* THE TASK *
Reproduce every record below exactly as it appears.

* SUPPLIED MATERIAL *
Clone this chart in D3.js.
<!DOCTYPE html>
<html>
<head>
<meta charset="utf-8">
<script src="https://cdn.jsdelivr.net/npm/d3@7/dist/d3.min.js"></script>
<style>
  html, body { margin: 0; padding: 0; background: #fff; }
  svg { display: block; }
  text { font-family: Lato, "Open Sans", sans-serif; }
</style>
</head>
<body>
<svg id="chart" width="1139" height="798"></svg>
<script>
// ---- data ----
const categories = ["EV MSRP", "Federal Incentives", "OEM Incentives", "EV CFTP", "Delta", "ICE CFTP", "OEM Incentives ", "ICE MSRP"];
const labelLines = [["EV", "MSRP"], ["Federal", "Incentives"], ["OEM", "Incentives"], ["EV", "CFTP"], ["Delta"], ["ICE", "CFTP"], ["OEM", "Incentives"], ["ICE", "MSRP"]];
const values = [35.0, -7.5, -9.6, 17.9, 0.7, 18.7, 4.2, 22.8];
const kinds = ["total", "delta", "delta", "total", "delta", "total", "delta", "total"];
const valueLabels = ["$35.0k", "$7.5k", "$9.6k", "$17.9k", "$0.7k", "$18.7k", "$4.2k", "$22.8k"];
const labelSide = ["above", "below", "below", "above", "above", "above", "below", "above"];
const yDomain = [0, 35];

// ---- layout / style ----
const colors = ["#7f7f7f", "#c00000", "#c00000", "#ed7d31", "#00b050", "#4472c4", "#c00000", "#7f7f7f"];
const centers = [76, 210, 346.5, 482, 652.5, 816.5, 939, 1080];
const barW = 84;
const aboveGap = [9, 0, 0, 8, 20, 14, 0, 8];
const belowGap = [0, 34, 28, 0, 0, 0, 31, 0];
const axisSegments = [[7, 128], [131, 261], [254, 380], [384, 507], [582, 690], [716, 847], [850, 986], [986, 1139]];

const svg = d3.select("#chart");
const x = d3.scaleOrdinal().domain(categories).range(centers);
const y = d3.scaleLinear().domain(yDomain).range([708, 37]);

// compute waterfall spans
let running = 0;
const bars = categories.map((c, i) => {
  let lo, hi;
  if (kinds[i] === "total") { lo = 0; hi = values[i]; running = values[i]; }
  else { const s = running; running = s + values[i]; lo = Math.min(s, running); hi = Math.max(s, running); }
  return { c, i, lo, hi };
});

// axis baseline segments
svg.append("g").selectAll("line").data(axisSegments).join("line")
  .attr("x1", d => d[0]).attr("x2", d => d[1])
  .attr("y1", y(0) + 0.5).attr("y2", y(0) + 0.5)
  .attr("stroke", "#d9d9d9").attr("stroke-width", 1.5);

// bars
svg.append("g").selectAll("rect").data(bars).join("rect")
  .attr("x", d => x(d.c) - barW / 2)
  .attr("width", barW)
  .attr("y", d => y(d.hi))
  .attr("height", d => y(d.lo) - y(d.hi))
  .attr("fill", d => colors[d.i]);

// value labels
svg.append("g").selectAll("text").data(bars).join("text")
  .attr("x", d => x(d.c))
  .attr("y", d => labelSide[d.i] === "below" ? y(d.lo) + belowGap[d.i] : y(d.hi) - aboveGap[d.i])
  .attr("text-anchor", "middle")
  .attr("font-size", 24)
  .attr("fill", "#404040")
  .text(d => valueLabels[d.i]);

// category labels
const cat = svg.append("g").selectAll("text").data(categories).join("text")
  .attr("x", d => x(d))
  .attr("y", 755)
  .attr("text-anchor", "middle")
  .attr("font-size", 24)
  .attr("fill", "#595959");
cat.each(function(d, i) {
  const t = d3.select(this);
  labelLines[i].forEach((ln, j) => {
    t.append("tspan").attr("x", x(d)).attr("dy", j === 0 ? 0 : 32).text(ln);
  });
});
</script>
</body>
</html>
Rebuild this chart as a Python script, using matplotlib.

* SOLVED PROBLEM *
Clone this chart in D3.js.
<!DOCTYPE html>
<html>
<head>
<meta charset="utf-8">
<script src="https://cdn.jsdelivr.net/npm/d3@7/dist/d3.min.js"></script>
<style>
  html, body { margin: 0; padding: 0; background: #fff; }
  svg { display: block; }
  text { font-family: Lato, "Open Sans", sans-serif; }
</style>
</head>
<body>
<svg id="chart" width="1139" height="798"></svg>
<script>
// ---- data ----
const categories = ["EV MSRP", "Federal Incentives", "OEM Incentives", "EV CFTP", "Delta", "ICE CFTP", "OEM Incentives ", "ICE MSRP"];
const labelLines = [["EV", "MSRP"], ["Federal", "Incentives"], ["OEM", "Incentives"], ["EV", "CFTP"], ["Delta"], ["ICE", "CFTP"], ["OEM", "Incentives"], ["ICE", "MSRP"]];
const values = [35.0, -7.5, -9.6, 17.9, 0.7, 18.7, 4.2, 22.8];
const kinds = ["total", "delta", "delta", "total", "delta", "total", "delta", "total"];
const valueLabels = ["$35.0k", "$7.5k", "$9.6k", "$17.9k", "$0.7k", "$18.7k", "$4.2k", "$22.8k"];
const labelSide = ["above", "below", "below", "above", "above", "above", "below", "above"];
const yDomain = [0, 35];

// ---- layout / style ----
const colors = ["#7f7f7f", "#c00000", "#c00000", "#ed7d31", "#00b050", "#4472c4", "#c00000", "#7f7f7f"];
const centers = [76, 210, 346.5, 482, 652.5, 816.5, 939, 1080];
const barW = 84;
const aboveGap = [9, 0, 0, 8, 20, 14, 0, 8];
const belowGap = [0, 34, 28, 0, 0, 0, 31, 0];
const axisSegments = [[7, 128], [131, 261], [254, 380], [384, 507], [582, 690], [716, 847], [850, 986], [986, 1139]];

const svg = d3.select("#chart");
const x = d3.scaleOrdinal().domain(categories).range(centers);
const y = d3.scaleLinear().domain(yDomain).range([708, 37]);

// compute waterfall spans
let running = 0;
const bars = categories.map((c, i) => {
  let lo, hi;
  if (kinds[i] === "total") { lo = 0; hi = values[i]; running = values[i]; }
  else { const s = running; running = s + values[i]; lo = Math.min(s, running); hi = Math.max(s, running); }
  return { c, i, lo, hi };
});

// axis baseline segments
svg.append("g").selectAll("line").data(axisSegments).join("line")
  .attr("x1", d => d[0]).attr("x2", d => d[1])
  .attr("y1", y(0) + 0.5).attr("y2", y(0) + 0.5)
  .attr("stroke", "#d9d9d9").attr("stroke-width", 1.5);

// bars
svg.append("g").selectAll("rect").data(bars).join("rect")
  .attr("x", d => x(d.c) - barW / 2)
  .attr("width", barW)
  .attr("y", d => y(d.hi))
  .attr("height", d => y(d.lo) - y(d.hi))
  .attr("fill", d => colors[d.i]);

// value labels
svg.append("g").selectAll("text").data(bars).join("text")
  .attr("x", d => x(d.c))
  .attr("y", d => labelSide[d.i] === "below" ? y(d.lo) + belowGap[d.i] : y(d.hi) - aboveGap[d.i])
  .attr("text-anchor", "middle")
  .attr("font-size", 24)
  .attr("fill", "#404040")
  .text(d => valueLabels[d.i]);

// category labels
const cat = svg.append("g").selectAll("text").data(categories).join("text")
  .attr("x", d => x(d))
  .attr("y", 755)
  .attr("text-anchor", "middle")
  .attr("font-size", 24)
  .attr("fill", "#595959");
cat.each(function(d, i) {
  const t = d3.select(this);
  labelLines[i].forEach((ln, j) => {
    t.append("tspan").attr("x", x(d)).attr("dy", j === 0 ? 0 : 32).text(ln);
  });
});
</script>
</body>
</html>
Rebuild this chart as a Python script, using matplotlib.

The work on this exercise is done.